Looking Up – Bob Eklund

ColdRemnant_nrao 600px“Up above the world so high, like a diamond in the sky….” A team of astronomers, using multiple telescopes, has identified the coolest, faintest white dwarf star known. White dwarfs are the extremely dense end states of stars like our Sun: after their nuclear fuel is exhausted, they collapse from the size of a star (about 1,000,000 miles across) to the size of the Earth (7,000 miles across). This white dwarf, located in the constellation Aquarius, is so cool that its carbon has crystallized, and crystallized carbon is…diamond! In other words, this star is one very big, Earth-sized diamond, with a mass similar to that of our Sun.

The path to this discovery began when Dr. Jason Boyles, then a graduate student at West Virginia University, identified what astronomers refer to as a millisecond pulsar in this location, using a radio telescope.

This pulsar, or spinning neutron star, is the 20-mile-diameter collapsed remnant of a star that was originally many times more massive than our Sun. Known as PSR J2222-0137, which simply identifies its position in the sky, it is spinning more than 30 times a second. Its orientation is such that as it spins, a beam from its magnetic pole sweeps repeatedly past the Earth, giving rise to regular blips of radio waves. (The pulsar is detected only in radio waves, not in visible light.) The observations also revealed that this pulsar is gravitationally bound to a companion star: the two orbit around each other every 2.45 days. This companion object appears to be either another neutron star or, more likely, a remarkably cool white dwarf.

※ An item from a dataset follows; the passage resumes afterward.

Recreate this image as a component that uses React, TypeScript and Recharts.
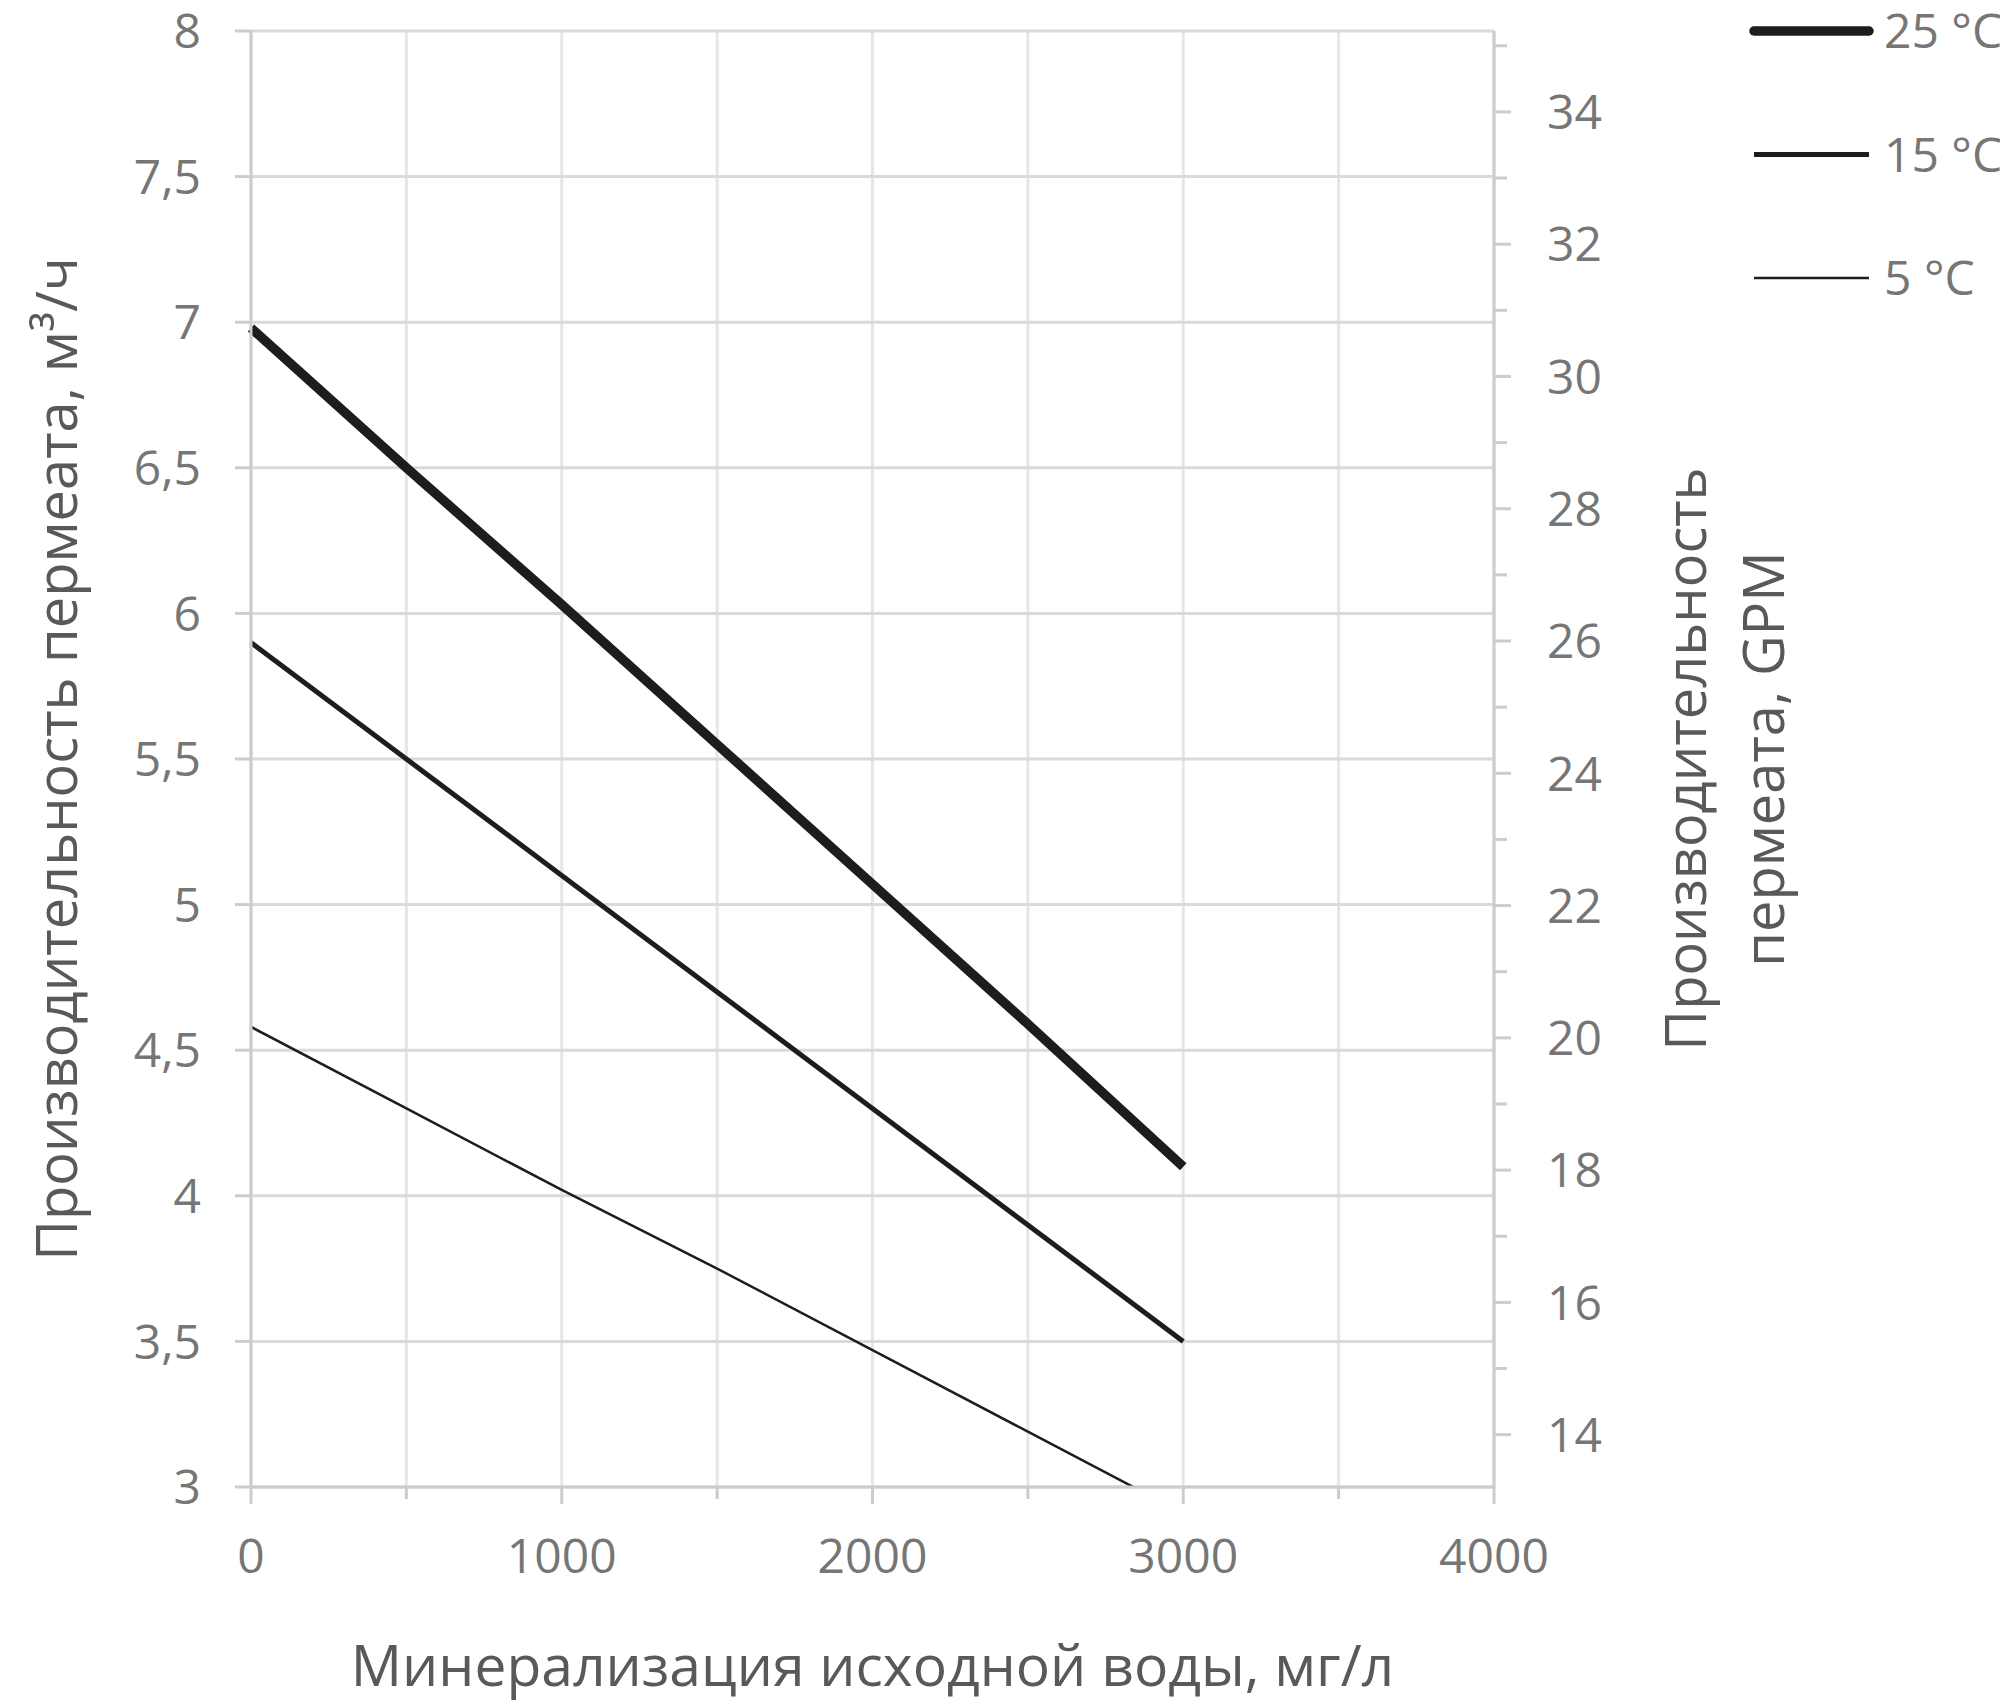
import { LineChart, Line, XAxis, YAxis, CartesianGrid, Legend } from "recharts";

// минерализация, mg/l
const tds = [0, 500, 1000, 1500, 2000, 2500, 3000];
// permeate flow, m3/h
const flow25 = [6.98, 6.5, 6.03, 5.55, 5.07, 4.59, 4.1];
const flow15 = [5.9, 5.5, 5.1, 4.7, 4.3, 3.9, 3.5];
const flow5 = [4.58, 4.3, 4.02, 3.75, 3.47, 3.19, 2.91];

const xTicks = [0, 500, 1000, 1500, 2000, 2500, 3000, 3500, 4000];
const yTicks = [3, 3.5, 4, 4.5, 5, 5.5, 6, 6.5, 7, 7.5, 8];
const gpmTicks = [14, 15, 16, 17, 18, 19, 20, 21, 22, 23, 24, 25, 26, 27, 28, 29, 30, 31, 32, 33, 34, 35];

const seriesKeys = ["t25", "t15", "t5"];
const seriesNames = ["25 °C", "15 °C", "5 °C"];
const seriesWidths = [9.5, 5, 2.5];

const GPM_PER_M3H = 4.4029;

const chartData = tds.map((x, i) => ({ x, t25: flow25[i], t15: flow15[i], t5: flow5[i] }));

const FONT = "'Open Sans', 'Noto Sans', sans-serif";
const TICK_COLOR = "#767676";
const TITLE_COLOR = "#595959";
const AXIS_COLOR = "#cccccc";
const LINE_COLOR = "#1f1c1d";

const XTick = ({ x, y, payload }: any) => {
  const major = payload.value % 1000 === 0;
  return (
    <g>
      <line x1={x} x2={x} y1={y} y2={y + (major ? 17 : 12)} stroke={AXIS_COLOR} strokeWidth={3} />
      {major && (
        <text x={x} y={y + 69} dy="0.36em" textAnchor="middle" fill={TICK_COLOR} fontSize={48} fontFamily={FONT}>
          {payload.value}
        </text>
      )}
    </g>
  );
};

const LeftTick = ({ x, y, payload }: any) => (
  <g>
    <line x1={x - 16} x2={x} y1={y} y2={y} stroke={AXIS_COLOR} strokeWidth={3} />
    <text x={x - 50} y={y} dy="0.36em" textAnchor="end" fill={TICK_COLOR} fontSize={48} fontFamily={FONT}>
      {String(payload.value).replace(".", ",")}
    </text>
  </g>
);

const RightTick = ({ x, y, payload }: any) => {
  const major = payload.value % 2 === 0;
  return (
    <g>
      <line x1={x} x2={x + (major ? 17 : 13)} y1={y} y2={y} stroke={AXIS_COLOR} strokeWidth={3} />
      {major && (
        <text x={x + 53} y={y} dy="0.36em" textAnchor="start" fill={TICK_COLOR} fontSize={48} fontFamily={FONT}>
          {payload.value}
        </text>
      )}
    </g>
  );
};

const LeftTitle = (props: any) => {
  const vb = props.viewBox ?? { x: 0, y: 31, width: 251, height: 1456 };
  const cx = vb.x + 57;
  const cy = vb.y + vb.height / 2;
  return (
    <text
      x={cx}
      y={cy}
      dy="0.36em"
      transform={`rotate(-90 ${cx} ${cy})`}
      textAnchor="middle"
      fill={TITLE_COLOR}
      fontSize={56}
      fontFamily={FONT}
    >
      Производительность пермеата, м³/ч
    </text>
  );
};

const RightTitle = (props: any) => {
  const vb = props.viewBox ?? { x: 1494, y: 31, width: 506, height: 1456 };
  const cx = vb.x + 231;
  const cy = vb.y + vb.height / 2;
  return (
    <text
      transform={`rotate(-90 ${cx} ${cy})`}
      textAnchor="middle"
      fill={TITLE_COLOR}
      fontSize={56}
      fontFamily={FONT}
    >
      <tspan x={cx} y={cy - 39} dy="0.36em">Производительность</tspan>
      <tspan x={cx} y={cy + 39} dy="0.36em">пермеата, GPM</tspan>
    </text>
  );
};

const BottomTitle = (props: any) => {
  const vb = props.viewBox ?? { x: 251, y: 1487, width: 1243, height: 220 };
  const cx = vb.x + vb.width / 2;
  return (
    <text x={cx} y={vb.y + 178} dy="0.36em" textAnchor="middle" fill={TITLE_COLOR} fontSize={57} fontFamily={FONT}>
      Минерализация исходной воды, мг/л
    </text>
  );
};

const LegendContent = () => (
  <svg width={260} height={320} style={{ overflow: "visible" }}>
    {seriesNames.map((name, i) => {
      const cy = 31 + i * 123.5;
      return (
        <g key={name}>
          <line x1={14} x2={129} y1={cy} y2={cy} stroke={LINE_COLOR} strokeWidth={seriesWidths[i]} strokeLinecap={i === 0 ? "round" : "butt"} />
          <text x={144} y={cy} dy="0.36em" fill={TICK_COLOR} fontSize={48} fontFamily={FONT}>
            {name}
          </text>
        </g>
      );
    })}
  </svg>
);

const App = () => {
  return (
    <div style={{ position: "absolute", left: 0, top: 0, background: "#fff" }}>
      <LineChart
        width={2000}
        height={1707}
        data={chartData}
        margin={{ top: 31, right: 0, left: 0, bottom: 0 }}
        style={{ fontFamily: FONT, overflow: "visible" }}
      >
        <CartesianGrid yAxisId="left" horizontal={false} vertical stroke="#e6e6e6" strokeWidth={3} />
        <CartesianGrid yAxisId="left" horizontal vertical={false} stroke="#dadada" strokeWidth={3} />
        <XAxis
          dataKey="x"
          type="number"
          domain={[0, 4000]}
          ticks={xTicks}
          interval={0}
          height={220}
          tickSize={0}
          tickMargin={0}
          tickLine={false}
          axisLine={{ stroke: AXIS_COLOR, strokeWidth: 3 }}
          tick={<XTick />}
          label={BottomTitle}
        />
        <YAxis
          yAxisId="left"
          type="number"
          domain={[3, 8]}
          ticks={yTicks}
          interval={0}
          allowDataOverflow
          width={251}
          tickSize={0}
          tickMargin={0}
          tickLine={false}
          axisLine={{ stroke: AXIS_COLOR, strokeWidth: 3 }}
          tick={<LeftTick />}
          label={LeftTitle}
        />
        <YAxis
          yAxisId="right"
          orientation="right"
          type="number"
          domain={[3 * GPM_PER_M3H, 8 * GPM_PER_M3H]}
          ticks={gpmTicks}
          interval={0}
          allowDataOverflow
          width={506}
          tickSize={0}
          tickMargin={0}
          tickLine={false}
          axisLine={{ stroke: AXIS_COLOR, strokeWidth: 3 }}
          tick={<RightTick />}
          label={RightTitle}
        />
        <Legend
          layout="horizontal"
          verticalAlign="middle"
          align="center"
          width={260}
          height={320}
          wrapperStyle={{ top: 0, left: 1740 }}
          content={LegendContent}
        />
        {seriesKeys.map((key, i) => (
          <Line
            key={key}
            yAxisId="left"
            type="linear"
            dataKey={key}
            name={seriesNames[i]}
            stroke={LINE_COLOR}
            strokeWidth={seriesWidths[i]}
            dot={false}
            activeDot={false}
            isAnimationActive={false}
          />
        ))}
      </LineChart>
    </div>
  );
};

export default App;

The distance to the pulsar was already known from parallax measurements made by Dr. Adam Deller at the Netherlands Institute for Radio Astronomy. Parallax, which utilizes the motion of the Earth around the Sun, is the “gold standard” for determining distances to astronomical objects. At only about 900 light-years away, this is one of the closest neutron stars known.

Knowing the distance is crucial for calculating the intrinsic brightness, and therefore the temperature, of the stellar remnants. And as the lead author of this paper, Prof. David Kaplan, remarked, “These same observations also pinpointed the position of the pulsar extremely precisely.”

It is also critical to know the mass of each component of the binary system. They found the pulsar has a mass of 1.2 times that of the Sun and the companion has a mass of 1.05 times that of the Sun.

Next, they searched for visible and infrared evidence of the companion, using the Southern Astrophysical Research (SOAR) telescope in Chile and the Keck telescope in Hawaii. With their knowledge of the distance of the pulsar, the team was able to calculate how intrinsically faint the companion object is. But nothing could be seen at the position of the pulsar and its white dwarf companion! As Bart Dunlap, a graduate student at the University of North Carolina at Chapel Hill and one of the team members, said, “Because of the radio observations, we know exactly where to look, so we pointed SOAR there and collected light for two and a half hours. Our final image should show us a companion 100 times fainter than any other white dwarf, orbiting a neutron star and about 10 times fainter than any known white dwarf—but we don’t see a thing. If there’s a white dwarf there, and there almost certainly is, it must be extremely cold.”

Cold as stars go, that is. The researchers calculated that the white dwarf’s temperature would be no more than a comparatively cool 3,000 degrees Kelvin (2,700 degrees Celsius).